Tuesday, August 28, 2018

Facebook will power itself with 100% renewable energy by 2020

By: ADELE PETERS

In Huntsville, Alabama, a sprawling new data center under construction for Facebook will run on solar power from the local grid. In LuleƄ, Sweden, Facebook is expanding a data center that runs on hydroelectric power and uses frigid Arctic air to cool servers. In Papillon, Nebraska, another Facebook data center will run on power from a nearby wind farm, now under construction, with 101 massive wind turbines.


By 2020, Facebook plans to power its global operations with 100% renewable energy, and reduce its greenhouse gas emissions by 75%. It’s the next step in ramping up the company’s work to move to renewables over the last several years. “There’s the expectation that we have as a company that we think this is good for communities and this is good for the world as a whole, but it’s also good business sense,” says Bobby Hollis, the company’s head of global energy. “We really integrate this into our entire business planning process to make sure that we go into places where renewables make sense.”

In 2017, the company’s carbon footprint was 979,000 metric tons of CO2 equivalent–roughly as much as the emissions from more than 100,000 homes, according to an EPA calculator. The company’s data centers, which were supporting the data of 2.1 billion people a month by the end of 2017, account for nearly two-thirds of that footprint (other business activities, including construction and employee commutes and travel, account for 38%).

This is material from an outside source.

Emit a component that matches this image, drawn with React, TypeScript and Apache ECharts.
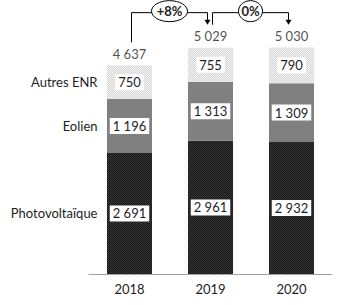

Facebook started to move toward renewable energy when it signed its first contract to buy wind power in 2013, a few years after Google pioneered a new way for corporations to buy renewable energy from utilities. By 2017, Facebook was buying 51% renewable energy for its facilities. The company is behind others in the tech industry–Google reached a goal to buy 100% renewable electricity in 2017, and Apple made it to 100% earlier this year. But Facebook is on track to be one of the largest corporate buyers of renewable energy in 2018, a year when companies have signed deals for record amounts of clean power. As of early August, tech companies had purchased 1.8 gigawatts of clean energy, more than any other sector, and Facebook had purchased more than any other company.

One way the company buys renewable power is through agreements with local utilities called green tariffs, which allow companies to buy renewable energy on the local grid. “Other companies can join in on that option to create a new wind farm or solar farm,” says Lily Donge, a principal for the Business Renewables Center at the nonprofit Rocky Mountain Institute. “That greens the grid for the whole area.”